• _WHAT THE TASK REQUIRES_
Identify each line below containing the string "this" and copy it.

=======

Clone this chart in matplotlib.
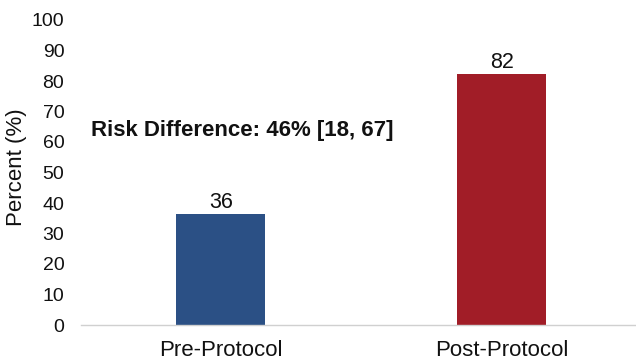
import matplotlib
matplotlib.use("Agg")
import matplotlib.pyplot as plt

# data
categories = ["Pre-Protocol", "Post-Protocol"]
percents = [36.5, 82.3]
value_labels = ["36", "82"]
bar_colors = ["#2B5085", "#A11D27"]
annotation = "Risk Difference: 46% [18, 67]"

plt.rcParams["font.family"] = ["Liberation Sans", "DejaVu Sans"]

W, H = 636, 362
fig = plt.figure(figsize=(W / 100, H / 100), dpi=100)
ax = fig.add_axes([81 / W, (H - 325) / H, (636 - 81) / W, (325 - 20) / H])

x = list(range(len(categories)))
bars = ax.bar(x, percents, width=0.317, color=bar_colors, zorder=2)
for b, lab in zip(bars, value_labels):
    ax.text(b.get_x() + b.get_width() / 2, b.get_height() + 2.0, lab,
            ha="center", va="baseline", fontsize=15.5, color="#111111")

ax.set_xlim(-0.498, 1.477)
ax.set_ylim(0, 100)
ax.set_yticks(range(0, 101, 10))
ax.set_xticks(x)
ax.set_xticklabels(categories, fontsize=16)
ax.tick_params(axis="both", length=0, colors="#111111")
ax.tick_params(axis="y", labelsize=14, pad=12)
ax.tick_params(axis="x", pad=11)
for s in ("top", "right", "left"):
    ax.spines[s].set_visible(False)
ax.spines["bottom"].set_color("#D0D0D0")
ax.spines["bottom"].set_linewidth(1)

fig.text(17 / W, (H - 167) / H, "Percent (%)", rotation=90, ha="center",
         va="center", fontsize=16, color="#111111")

fig.text(91 / W, (H - 136) / H, annotation, ha="left", va="baseline",
         fontsize=16, fontweight="bold", color="#111111")

fig.savefig("out.png", dpi=100)
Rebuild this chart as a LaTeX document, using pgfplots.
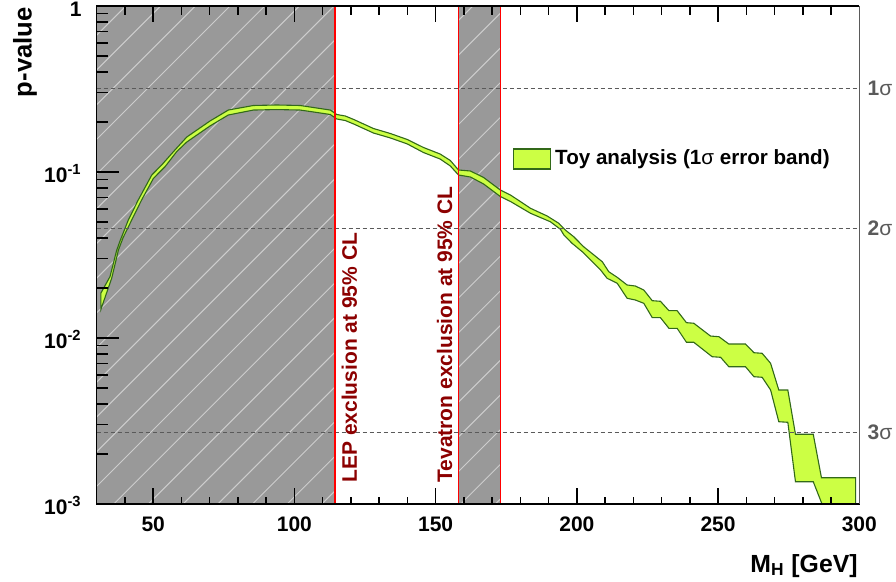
\documentclass[border=0pt]{standalone}
\usepackage{pgfplots}
\pgfplotsset{compat=1.18}
\usepackage{fontspec}
\setmainfont{Liberation Sans}
\definecolor{bandfill}{RGB}{204,255,68}
\definecolor{bandedge}{RGB}{50,105,25}
\definecolor{hatchgray}{RGB}{153,153,153}
\definecolor{hatchline}{RGB}{205,205,205}
\definecolor{exclred}{RGB}{140,0,0}
\definecolor{sigmagray}{RGB}{90,90,90}
\begin{document}
\begin{tikzpicture}
\path[use as bounding box] (0,0) rectangle (448pt,291pt);
\begin{axis}[
  name=ax,
  at={(48.35pt,39pt)}, anchor=south west,
  scale only axis, width=381.3pt, height=249pt,
  xmin=30, xmax=300, ymin=1e-3, ymax=1,
  ymode=log,
  clip=false,
  unbounded coords=jump,
  xtick={50,100,150,200,250,300},
  ytick={0.001,0.01,0.1,1},
  yticklabels={10\textsuperscript{-3},10\textsuperscript{-2},10\textsuperscript{-1},1},
  tick style={draw=none},
  ticklabel style={font=\bfseries\fontsize{10.5}{12}\selectfont},
  /pgf/number format/assume math mode=true,
  xticklabel style={yshift=-3pt},
  yticklabel style={anchor=base east, xshift=-4pt, yshift=-5.2pt},
  legend style={draw=none, fill=none, at={(rel axis cs:0.5455,0.6928)}, anchor=west,
    inner sep=0pt, font=\bfseries\fontsize{10.3}{12}\selectfont},
  legend cell align=left,
  legend image code/.code={\draw[#1] (0pt,-5pt) rectangle (18.5pt,5pt);},
]
% exclusion regions
\addplot[draw=none, fill=hatchgray, forget plot]
  coordinates {(30,0.001)(114.4,0.001)(114.4,1)(30,1)};
\addplot[draw=none, fill=hatchgray, forget plot]
  coordinates {(158,0.001)(173,0.001)(173,1)(158,1)};
\begin{scope}
\clip (axis cs:30,0.001) rectangle (axis cs:114.4,1);
\pgfplotsinvokeforeach{-0.6602,-0.6147,...,0.36}{\draw[hatchline, line width=0.5pt] (rel axis cs:#1,0) -- ++(249pt,249pt);}
\end{scope}
\begin{scope}
\clip (axis cs:158,0.001) rectangle (axis cs:173,1);
\pgfplotsinvokeforeach{-0.6602,-0.6147,...,0.56}{\draw[hatchline, line width=0.5pt] (rel axis cs:#1,0) -- ++(249pt,249pt);}
\end{scope}
% toy band
\addplot[fill=bandfill, draw=bandedge, line width=0.55pt] coordinates {
(31.5,0.01867)(34.7,0.02340)(37.1,0.03389)(38.3,0.03861)(41.2,0.05139)(44.7,0.06781)(49.5,0.09592)(53.0,0.1102)(57.7,0.1357)(61.9,0.1625)(70.1,0.2028)(76.6,0.2362)(85.5,0.2516)(93.8,0.2533)(102,0.2516)(108,0.2428)(112.7,0.2362)(115,0.2220)(118,0.2175)(121,0.2072)(128,0.1828)(134,0.1705)(140,0.1569)(145.7,0.1405)(151.6,0.1283)(155.2,0.1173)(158.1,0.1028)(162.3,0.1014)(167,0.09267)(172.9,0.07790)(176.5,0.07268)(183.6,0.06044)(189.5,0.05430)(193.6,0.04909)(195.9,0.04473)(198.9,0.04075)(202.4,0.03548)(209,0.02882)(211.3,0.02508)(214.3,0.02320)(217.8,0.02086)(220.7,0.02057)(223.7,0.01946)(226.7,0.01678)(229.6,0.01664)(232.6,0.01461)(235.5,0.01461)(238.8,0.01237)(241.4,0.01227)(247.3,0.01028)(250.3,0.01018)(253.8,0.009201)(259.7,0.009201)(262.7,0.008154)(265.6,0.008087)(268.6,0.007039)(271.5,0.004861)(274.7,0.004861)(277.4,0.002630)(283.7,0.002630)(286.6,0.001440)(298.7,0.001440)
(298.7,0.001)(286.8,0.001)(283.7,0.001362)(277.4,0.001362)(274.7,0.003106)(271.5,0.003131)(268.6,0.004861)(265.6,0.005798)(262.7,0.005846)(259.7,0.006716)(253.8,0.006716)(250.9,0.007651)(247.9,0.007715)(241.4,0.009421)(238.8,0.009421)(235.5,0.01144)(232.6,0.01144)(229.6,0.01326)(226.7,0.01326)(223.7,0.01618)(220.7,0.01694)(217.8,0.01735)(214.3,0.02136)(210.7,0.02289)(208.4,0.02569)(201.9,0.03311)(198.3,0.03720)(195.4,0.04173)(194.2,0.04516)(190.6,0.05017)(183.6,0.05639)(176.5,0.06643)(172.9,0.07119)(167,0.08467)(162.3,0.09330)(158.1,0.09592)(155.2,0.1087)(151.6,0.1197)(145.7,0.1310)(140,0.1475)(134,0.1603)(128,0.1717)(121,0.1946)(118,0.2042)(115,0.2086)(112.7,0.2220)(108,0.2283)(102,0.2362)(93.8,0.2378)(85.5,0.2362)(76.6,0.2205)(70.1,0.1893)(61.9,0.1516)(58.3,0.1325)(54.2,0.1076)(50.1,0.09162)(45.9,0.06781)(42.4,0.05139)(39.4,0.04042)(37.7,0.03389)(35.3,0.02289)(31.5,0.01489)(31.5,0.01867)
};
\addlegendentry{Toy analysis (1{\mdseries σ} error band)}
% sigma lines
\addplot[sigmagray, dash pattern=on 2pt off 1.5pt, line width=0.5pt, forget plot] coordinates {(30,0.3173)(300,0.3173)};
\addplot[sigmagray, dash pattern=on 2pt off 1.5pt, line width=0.5pt, forget plot] coordinates {(30,0.0455)(300,0.0455)};
\addplot[sigmagray, dash pattern=on 2pt off 1.5pt, line width=0.5pt, forget plot] coordinates {(30,0.0027)(300,0.0027)};
% exclusion boundaries
\addplot[red, line width=0.6pt, forget plot] coordinates {(114.4,0.001)(114.4,1)};
\addplot[red, line width=0.6pt, forget plot] coordinates {(158,0.001)(158,1)};
\addplot[red, line width=0.6pt, forget plot] coordinates {(173,0.001)(173,1)};
% tick marks (bottom minor, bottom major, top minor, top major)
\addplot[black, line width=0.7pt, forget plot] coordinates {
(40,0.001)(40,0.0011051)(40,nan)(60,0.001)(60,0.0011051)(60,nan)(70,0.001)(70,0.0011051)(70,nan)(80,0.001)(80,0.0011051)(80,nan)(90,0.001)(90,0.0011051)(90,nan)
(110,0.001)(110,0.0011051)(110,nan)(120,0.001)(120,0.0011051)(120,nan)(130,0.001)(130,0.0011051)(130,nan)(140,0.001)(140,0.0011051)(140,nan)
(160,0.001)(160,0.0011051)(160,nan)(170,0.001)(170,0.0011051)(170,nan)(180,0.001)(180,0.0011051)(180,nan)(190,0.001)(190,0.0011051)(190,nan)
(210,0.001)(210,0.0011051)(210,nan)(220,0.001)(220,0.0011051)(220,nan)(230,0.001)(230,0.0011051)(230,nan)(240,0.001)(240,0.0011051)(240,nan)
(260,0.001)(260,0.0011051)(260,nan)(270,0.001)(270,0.0011051)(270,nan)(280,0.001)(280,0.0011051)(280,nan)(290,0.001)(290,0.0011051)};
\addplot[black, line width=0.7pt, forget plot] coordinates {
(50,0.001)(50,0.0012417)(50,nan)(100,0.001)(100,0.0012417)(100,nan)(150,0.001)(150,0.0012417)(150,nan)(200,0.001)(200,0.0012417)(200,nan)(250,0.001)(250,0.0012417)};
\addplot[black, line width=0.7pt, forget plot] coordinates {
(40,1)(40,0.8826)(40,nan)(60,1)(60,0.8826)(60,nan)(70,1)(70,0.8826)(70,nan)(80,1)(80,0.8826)(80,nan)(90,1)(90,0.8826)(90,nan)
(110,1)(110,0.8826)(110,nan)(120,1)(120,0.8826)(120,nan)(130,1)(130,0.8826)(130,nan)(140,1)(140,0.8826)(140,nan)
(160,1)(160,0.8826)(160,nan)(170,1)(170,0.8826)(170,nan)(180,1)(180,0.8826)(180,nan)(190,1)(190,0.8826)(190,nan)
(210,1)(210,0.8826)(210,nan)(220,1)(220,0.8826)(220,nan)(230,1)(230,0.8826)(230,nan)(240,1)(240,0.8826)(240,nan)
(260,1)(260,0.8826)(260,nan)(270,1)(270,0.8826)(270,nan)(280,1)(280,0.8826)(280,nan)(290,1)(290,0.8826)};
\addplot[black, line width=0.7pt, forget plot] coordinates {
(50,1)(50,0.8009)(50,nan)(100,1)(100,0.8009)(100,nan)(150,1)(150,0.8009)(150,nan)(200,1)(200,0.8009)(200,nan)(250,1)(250,0.8009)};
% y tick marks (minor, major)
\addplot[black, line width=0.7pt, forget plot] coordinates {
(30,0.002)(33.965,0.002)(nan,0.002)(30,0.003)(33.965,0.003)(nan,0.003)(30,0.004)(33.965,0.004)(nan,0.004)(30,0.005)(33.965,0.005)(nan,0.005)(30,0.006)(33.965,0.006)(nan,0.006)(30,0.007)(33.965,0.007)(nan,0.007)(30,0.008)(33.965,0.008)(nan,0.008)(30,0.009)(33.965,0.009)(nan,0.009)
(30,0.02)(33.965,0.02)(nan,0.02)(30,0.03)(33.965,0.03)(nan,0.03)(30,0.04)(33.965,0.04)(nan,0.04)(30,0.05)(33.965,0.05)(nan,0.05)(30,0.06)(33.965,0.06)(nan,0.06)(30,0.07)(33.965,0.07)(nan,0.07)(30,0.08)(33.965,0.08)(nan,0.08)(30,0.09)(33.965,0.09)(nan,0.09)
(30,0.2)(33.965,0.2)(nan,0.2)(30,0.3)(33.965,0.3)(nan,0.3)(30,0.4)(33.965,0.4)(nan,0.4)(30,0.5)(33.965,0.5)(nan,0.5)(30,0.6)(33.965,0.6)(nan,0.6)(30,0.7)(33.965,0.7)(nan,0.7)(30,0.8)(33.965,0.8)(nan,0.8)(30,0.9)(33.965,0.9)};
\addplot[black, line width=0.7pt, forget plot] coordinates {
(30,0.01)(37.789,0.01)(nan,0.01)(30,0.1)(37.789,0.1)};
% frame
\addplot[black, line width=0.75pt, forget plot] coordinates {(300,0.001)(30,0.001)(30,1)(300,1)};
\addplot[sigmagray, line width=0.75pt, forget plot] coordinates {(300,0.001)(300,1)};
% texts
\node[rotate=90, anchor=base west, text=exclred, font=\bfseries\fontsize{10.5}{12}\selectfont, inner sep=0pt] at (axis cs:122.1,0.001338) {LEP exclusion at 95\% CL};
\node[rotate=90, anchor=base west, text=exclred, font=\bfseries\fontsize{10.5}{12}\selectfont, inner sep=0pt] at (axis cs:155.8,0.001338) {Tevatron exclusion at 95\% CL};
\node[anchor=west, inner sep=0pt, xshift=4pt, text=sigmagray, font=\fontsize{10.5}{12}\selectfont] at (axis cs:300,0.3173) {\bfseries 1{\mdseries σ}};
\node[anchor=west, inner sep=0pt, xshift=4pt, text=sigmagray, font=\fontsize{10.5}{12}\selectfont] at (axis cs:300,0.0455) {\bfseries 2{\mdseries σ}};
\node[anchor=west, inner sep=0pt, xshift=4pt, text=sigmagray, font=\fontsize{10.5}{12}\selectfont] at (axis cs:300,0.0027) {\bfseries 3{\mdseries σ}};
\end{axis}
\node[rotate=90, anchor=base east, font=\bfseries\fontsize{12.8}{15}\selectfont, inner sep=0pt] at (15.8pt,287.5pt) {p-value};
\node[anchor=base east, font=\bfseries\fontsize{12.4}{14}\selectfont, inner sep=0pt] at (429pt,4.85pt) {M\textsubscript{H} [GeV]};
\end{tikzpicture}
\end{document}
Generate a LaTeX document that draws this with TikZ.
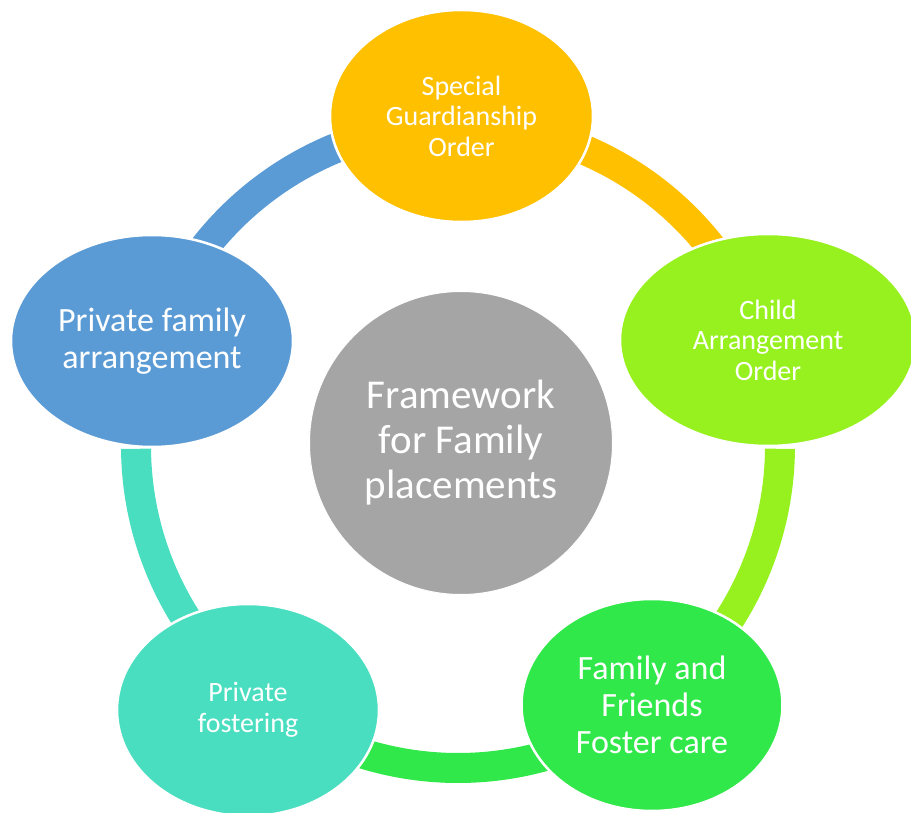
\documentclass[tikz,border=0pt]{standalone}
\usepackage{fontspec}
\setmainfont{Carlito}
\usetikzlibrary{shapes.geometric}

\definecolor{sgoOrange}{HTML}{FFC000}
\definecolor{caoLime}{HTML}{97F11F}
\definecolor{ffGreen}{HTML}{30E84A}
\definecolor{pfTeal}{HTML}{49DEC0}
\definecolor{pfaBlue}{HTML}{5B9BD5}
\definecolor{hubGray}{HTML}{A5A5A5}

\tikzset{
  bubble/.style={ellipse, draw=white, line width=2.5pt, inner sep=0pt,
    text=white, align=center},
  smalltext/.style={font=\fontsize{28}{30.5}\selectfont},
  bigtext/.style={font=\fontsize{34}{37}\selectfont},
  ringpart/.style={line width=30pt, line cap=butt}
}

\begin{document}
\begin{tikzpicture}[x=1pt,y=1pt]
  \useasboundingbox (0,0) rectangle (911,812);
  \clip (0,0) rectangle (911,812);

  % centre of the ring
  \coordinate (ring) at (458,366);

  % ring segments between neighbouring bubbles
  \draw[ringpart, pfaBlue]  ([shift={(108:322pt)}]ring) arc[start angle=108, end angle=146, radius=322pt];
  \draw[ringpart, sgoOrange]([shift={(35:322pt)}]ring)  arc[start angle=35, end angle=71, radius=322pt];
  \draw[ringpart, caoLime]  ([shift={(-37:322pt)}]ring) arc[start angle=-37, end angle=-0.5, radius=322pt];
  \draw[ringpart, ffGreen]  ([shift={(-111:322pt)}]ring) arc[start angle=-111, end angle=-71, radius=322pt];
  \draw[ringpart, pfTeal]   ([shift={(180.5:322pt)}]ring) arc[start angle=180.5, end angle=215, radius=322pt];

  % outer bubbles
  \node[bubble, smalltext, fill=sgoOrange, minimum width=263pt, minimum height=212pt]
    (sgo) at (461.5,696) {Special\\Guardianship\\Order};
  \node[bubble, smalltext, fill=caoLime, minimum width=296pt, minimum height=212pt]
    (cao) at (768,472) {Child\\Arrangement\\Order};
  \node[bubble, bigtext, fill=ffGreen, minimum width=261pt, minimum height=212pt]
    (ffc) at (652,107) {Family and\\Friends\\Foster care};
  \node[bubble, smalltext, fill=pfTeal, minimum width=262pt, minimum height=212pt]
    (pf) at (248,102) {Private\\fostering};
  \node[bubble, bigtext, fill=pfaBlue, minimum width=282pt, minimum height=212pt]
    (pfa) at (152,471) {Private family\\arrangement};

  % central circle
  \node[circle, fill=hubGray, draw=white, line width=1pt, minimum size=303pt, inner sep=0pt,
    text=white, align=center, font=\fontsize{41}{45}\selectfont]
    (hub) at (461,369) {Framework\\for Family\\placements};
\end{tikzpicture}
\end{document}
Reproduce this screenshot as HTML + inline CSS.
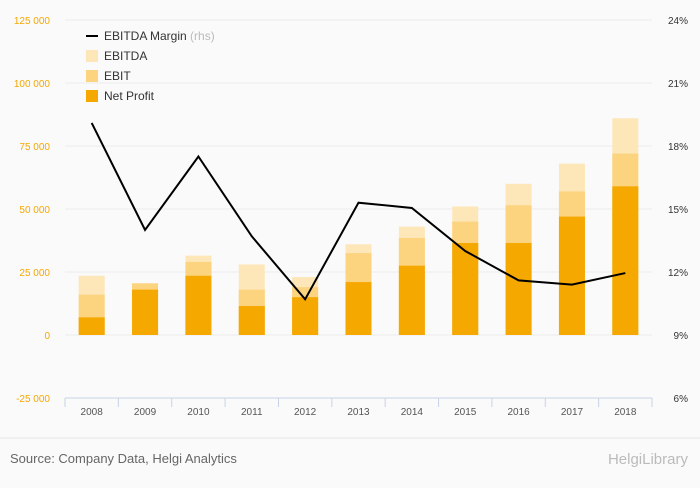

=======

• _WRITTEN ANSWER_
Clone this chart in matplotlib.
Rebuild this chart as a LaTeX document, using pgfplots.
Generate a LaTeX document that draws this with TikZ.
Reproduce this screenshot as HTML + inline CSS.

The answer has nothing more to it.